Se você está nessa situação em bairros de São Paulo como Itaim Bibi, Pinheiros ou na Zona Leste, há caminhos para a regularização:
- Escritura Pública: A melhor e mais rápida solução é procurar o vendedor e formalizar a transação lavrando a Escritura Pública de Compra e Venda e pagando o Imposto de Transmissão de Bens Imóveis (ITBI).
- Ação de Adjudicação Compulsória: Se o vendedor se recusa a cooperar, mas você quitou o valor, pode entrar com essa ação judicial. A sentença do juiz terá o mesmo valor da escritura para o registro.
- Usucapião: Se você tem a posse contínua e incontestada do imóvel por um período (que varia de 5 a 15 anos), pode solicitar a propriedade por meio da Usucapião, uma ação que o declara dono por direito.
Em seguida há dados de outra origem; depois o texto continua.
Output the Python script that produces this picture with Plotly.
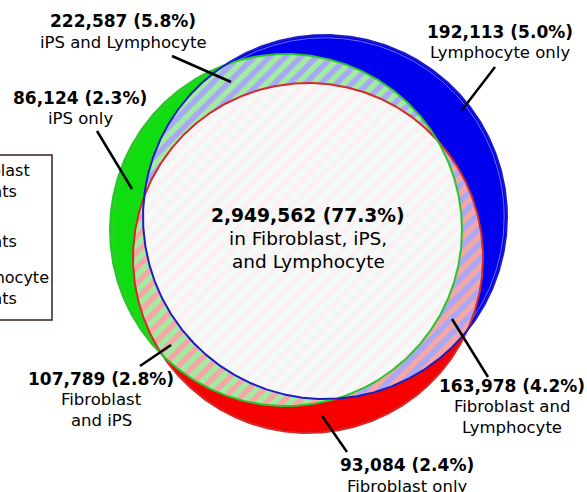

Para qualquer um desses caminhos, a orientação de um advogado imobiliário é fundamental para analisar a documentação e escolher a estratégia mais eficiente e segura.
O Papel Preventivo do Advogado Imobiliário
Tentar economizar com assessoria jurídica na compra de um imóvel é um erro que pode custar o próprio bem. Um advogado imobiliário não atua apenas na resolução de problemas, mas principalmente na prevenção deles.
Ele irá conduzir uma due diligence completa, analisando as certidões do imóvel e dos vendedores, redigindo um contrato seguro e garantindo que todos os passos, do acordo inicial ao registro final, sejam cumpridos dentro da lei.
Evite Dores de Cabeça com um Passo Simples
Se você está considerando comprar um imóvel ou já possui um por contrato de gaveta, o passo mais inteligente é buscar a regularização. Não confie apenas na sorte ou na palavra das pessoas quando se trata do seu patrimônio.
Formalizar a compra com uma escritura e o devido registro não é um excesso de burocracia; é a única forma de garantir seu direito de propriedade, protegendo seu investimento e o futuro da sua família.
Este conteúdo tem finalidade exclusivamente informativa e não substitui a orientação jurídica individualizada. Cada situação deve ser avaliada de acordo com suas particularidades por um advogado.

Dra. Natasha Ruaro
1. O contrato de gaveta tem validade?
Ele tem validade entre as partes que o assinaram, servindo como prova do acordo. No entanto, ele não transfere a propriedade do imóvel perante a lei e terceiros, o que só ocorre com o registro da escritura pública no Cartório de Imóveis.
2. Um contrato de gaveta registrado em cartório tem mais valor?
Registrar o contrato no Cartório de Títulos e Documentos (que é diferente do Registro de Imóveis) ou reconhecer firma dá mais publicidade e força probatória ao acordo, mas não substitui a escritura pública e o registro no Cartório de Registro de Imóveis para a transferência da propriedade.
3. O que a Súmula 84 do STJ diz sobre o contrato de gaveta?
A Súmula 84 do STJ protege o comprador de boa-fé que tem a posse do imóvel. Ela permite que ele defenda sua posse contra penhoras ou outras ameaças ligadas ao vendedor, mesmo que o contrato não esteja registrado, mas não o torna proprietário legal.
4. Posso perder o imóvel que comprei com contrato de gaveta?
Sim, este é o maior risco. Se o vendedor (dono legal) agir de má-fé e vender a outro que registre, ou se o imóvel for penhorado por dívidas do vendedor, você pode perder o bem que pagou integralmente.
5. Como faço para regularizar um imóvel comprado por contrato de gaveta?
Você deve procurar o vendedor para fazer a escritura pública. Se não for possível, pode entrar com uma ação de Adjudicação Compulsória (se tiver quitado o preço) ou de Usucapião (se tiver a posse por tempo suficiente). Um advogado especialista é essencial nesse processo.